§ WRITTEN REQUEST: Retype exactly what runs from the first line of the data to the line with "const yLabelTicks = [-150, -100, -50, 50, 100, 150];", keeping both of those lines and skipping pictures.

§ SUPPLIED MATERIAL:
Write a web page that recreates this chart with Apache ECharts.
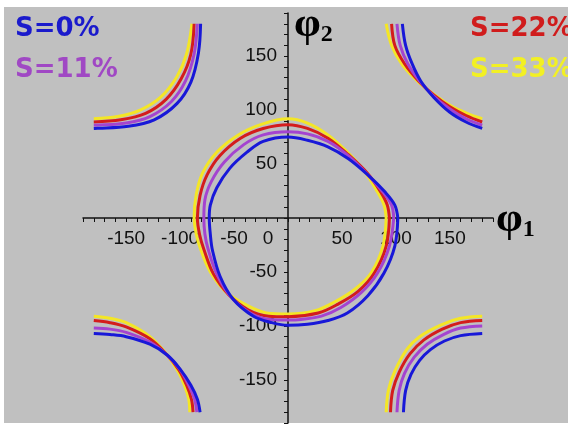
<!DOCTYPE html>
<html>
<head>
<meta charset="utf-8">
<script src="https://cdn.jsdelivr.net/npm/echarts@6/dist/echarts.min.js"></script>
<style>
html,body{margin:0;padding:0;background:#fff;}
#chart{width:568px;height:426px;}
</style>
</head>
<body>
<div id="chart"></div>
<script>
// ---- data (degrees) ----
const seriesNames = ['S=0%', 'S=11%', 'S=22%', 'S=33%'];
const xLabelTicks = [-150, -100, -50, 0, 50, 100, 150];
const yLabelTicks = [-150, -100, -50, 50, 100, 150];

// S=0%
const s0Center = [[101.8,0],[99,12],[90,24],[74,40],[56,55],[37,66],[18,72],[0,75],[-23,71],[-38,61],[-54,46],[-66,28],[-72,12],[-73,0],[-72,-15],[-70,-30],[-63,-54],[-51,-75],[-32,-91],[-15,-97],[0,-99.5],[18,-98.5],[37,-95],[55,-88],[74,-72],[89,-51],[99,-26],[101.8,0]];
const s0TL = [[-81,180],[-83,153],[-90,126],[-103,106],[-124,91],[-148,85],[-180,83]];
const s0TR = [[106,180],[109,160],[115,143],[123,127],[135,112],[150,98],[165,89],[180,83]];
const s0BL = [[-180,-107],[-165,-108],[-150,-110],[-128,-117],[-112,-127],[-100,-140],[-90,-155],[-84,-168],[-81.5,-180]];
const s0BR = [[107,-180],[109,-160],[114,-145],[122,-132],[132,-122],[145,-114],[160,-109],[180,-107]];

// S=11%
const s11Center = [[98,0],[96,12],[88,24],[74,40],[55.5,58],[37,71],[18,78],[0,80],[-23,77],[-41,68],[-59,52],[-71,34],[-77,17],[-78,0],[-77,-15],[-74,-29],[-66,-52],[-53,-73],[-35,-88],[-17,-94],[0,-94.5],[12,-94],[31,-91],[49,-83],[68,-69],[83,-51],[94,-26],[98,0]];
const s11TL = [[-84,180],[-87,152],[-95,127],[-108,108],[-128,94],[-150,88],[-180,86]];
const s11TR = [[101,180],[104,160],[111,143],[122,127],[135,113],[150,101],[165,92],[180,86]];
const s11BL = [[-180,-102],[-165,-103],[-150,-106],[-128,-115],[-112,-127],[-100,-140.5],[-92,-155],[-86.5,-168],[-84.5,-180]];
const s11BR = [[101,-180],[103,-160],[108,-144],[117,-129],[129,-117],[144,-108],[160,-102],[180,-100]];

// S=22%
const s22Center = [[94,0],[92,12],[86,24],[74,41],[55.5,59],[37,74],[18,83],[0,86.5],[-23,83],[-44,74],[-63,58],[-75,40],[-81.5,21],[-84,0],[-82,-15],[-78,-29],[-69,-52],[-55,-71],[-37,-85],[-18,-91],[0,-91.5],[28,-88],[46,-80],[65,-68],[80,-51],[91,-26],[94,0]];
const s22TL = [[-87,180],[-90,152],[-99,129],[-113,110],[-132,97],[-155,91],[-180,89]];
const s22TR = [[96,180],[99,160],[108,143],[121,127],[135,114],[150,103],[165,95],[180,89]];
const s22BL = [[-180,-95],[-165,-97],[-150,-101],[-128,-112],[-112,-127],[-101,-141],[-94,-155],[-89.5,-168],[-88,-180]];
const s22BR = [[95,-180],[97,-160],[103,-143],[113,-126],[126,-113],[143,-103],[160,-97],[180,-95]];

// S=33%
const s33Center = [[91,0],[89,12],[83,24],[71,43],[55,61],[37,77],[18,88],[0,92],[-24,87],[-46,77],[-66,61],[-79,42],[-85,22],[-87,0],[-85,-15],[-81,-29],[-72,-50],[-57,-69],[-38,-81],[-20,-88],[0,-89],[25,-86],[43,-78],[62,-66],[77,-51],[88,-26],[91,0]];
const s33TL = [[-89,180],[-94,152],[-103,131],[-118,112],[-137,100],[-158,94],[-180,92]];
const s33TR = [[91,180],[96,160],[106,142],[121,126],[136,114],[151,104],[166,97],[180,92]];
const s33BL = [[-180,-91],[-165,-93],[-150,-97],[-128,-110],[-112,-127],[-102,-142],[-96,-155],[-92,-168],[-91,-180]];
const s33BR = [[91,-180],[93,-160],[99,-142],[110,-122],[122,-110],[142,-99],[160,-93],[180,-91]];

// ---- styling ----
const colors = {'S=0%':'#1818d8','S=11%':'#a444d0','S=22%':'#d41c1c','S=33%':'#f4e626'};
const textColors = {'S=0%':'#1a1acc','S=11%':'#a048c4','S=22%':'#d01c1c','S=33%':'#f2f024'};

const groups = [
  ['S=33%', [s33Center, s33TL, s33TR, s33BL, s33BR]],
  ['S=22%', [s22Center, s22TL, s22TR, s22BL, s22BR]],
  ['S=11%', [s11Center, s11TL, s11TR, s11BL, s11BR]],
  ['S=0%',  [s0Center,  s0TL,  s0TR,  s0BL,  s0BR]]
];

const series = [];
groups.forEach(function(g, gi){
  g[1].forEach(function(d){
    series.push({
      type:'line', name:g[0], data:d, showSymbol:false, symbol:'none',
      smooth:0.35, clip:false, z:2+gi,
      lineStyle:{color:colors[g[0]], width:3},
      itemStyle:{color:colors[g[0]]},
      animation:false, silent:true
    });
  });
});

function legendItem(n){ return {name:n, textStyle:{color:textColors[n]}}; }

const chart = echarts.init(document.getElementById('chart'), null, {renderer:'canvas'});
chart.setOption({
  backgroundColor:'#ffffff',
  animation:false,
  graphic:[
    {type:'rect', z:-10, silent:true, shape:{x:4, y:7, width:564, height:416}, style:{fill:'#c0c0c0'}},
    {type:'text', z:50, left:496, top:198, style:{
      text:'{a|φ}{b|1}',
      rich:{a:{fontFamily:'Liberation Serif', fontWeight:'bold', fontSize:43, fill:'#000'},
            b:{fontFamily:'Liberation Serif', fontWeight:'bold', fontSize:24, fill:'#000', padding:[20,0,0,0]}}
    }},
    {type:'text', z:50, left:294, top:3, style:{
      text:'{a|φ}{b|2}',
      rich:{a:{fontFamily:'Liberation Serif', fontWeight:'bold', fontSize:43, fill:'#000'},
            b:{fontFamily:'Liberation Serif', fontWeight:'bold', fontSize:24, fill:'#000', padding:[20,0,0,0]}}
    }}
  ],
  legend:[
    {orient:'vertical', left:5, top:9, itemGap:11, itemWidth:0, itemHeight:0,
     icon:'rect', itemStyle:{opacity:0}, lineStyle:{opacity:0}, selectedMode:false,
     textStyle:{fontFamily:'DejaVu Sans', fontWeight:'bold', fontSize:26, lineHeight:30},
     data:[legendItem('S=0%'), legendItem('S=11%')]},
    {orient:'vertical', left:460, top:9, itemGap:11, itemWidth:0, itemHeight:0,
     icon:'rect', itemStyle:{opacity:0}, lineStyle:{opacity:0}, selectedMode:false,
     textStyle:{fontFamily:'DejaVu Sans', fontWeight:'bold', fontSize:26, lineHeight:30},
     data:[legendItem('S=22%'), legendItem('S=33%')]}
  ],
  grid:{left:83, top:13, width:410, height:410, containLabel:false, outerBoundsMode:'none'},
  xAxis:{
    type:'value', min:-190, max:190, interval:10, position:'bottom', offset:-205,
    axisLine:{onZero:false, lineStyle:{color:'#111', width:1.5}},
    axisTick:{show:true, length:4, lineStyle:{color:'#111', width:1}},
    splitLine:{show:false},
    axisLabel:{
      interval:0, margin:11, color:'#111', fontFamily:'Liberation Sans', fontSize:19,
      showMinLabel:true, showMaxLabel:true, hideOverlap:false,
      formatter:function(v){
        if (xLabelTicks.indexOf(v) < 0) return '';
        if (v === 0) return '{z|0}';
        return String(v);
      },
      rich:{z:{fontFamily:'Liberation Sans', fontSize:19, color:'#111', padding:[0,40,0,0]}}
    }
  },
  yAxis:{
    type:'value', min:-190, max:190, interval:10, position:'left', offset:-205,
    axisLine:{onZero:false, lineStyle:{color:'#111', width:1.5}},
    axisTick:{show:true, length:4, lineStyle:{color:'#111', width:1}},
    splitLine:{show:false},
    axisLabel:{
      interval:0, margin:11, color:'#111', fontFamily:'Liberation Sans', fontSize:19,
      hideOverlap:false,
      formatter:function(v){
        if (yLabelTicks.indexOf(v) < 0) return '';
        return String(v);
      }
    }
  },
  series:series
});
</script>
</body>
</html>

§ WORKED SOLUTION:
Write a web page that recreates this chart with Apache ECharts.
<!DOCTYPE html>
<html>
<head>
<meta charset="utf-8">
<script src="https://cdn.jsdelivr.net/npm/echarts@6/dist/echarts.min.js"></script>
<style>
html,body{margin:0;padding:0;background:#fff;}
#chart{width:568px;height:426px;}
</style>
</head>
<body>
<div id="chart"></div>
<script>
// ---- data (degrees) ----
const seriesNames = ['S=0%', 'S=11%', 'S=22%', 'S=33%'];
const xLabelTicks = [-150, -100, -50, 0, 50, 100, 150];
const yLabelTicks = [-150, -100, -50, 50, 100, 150];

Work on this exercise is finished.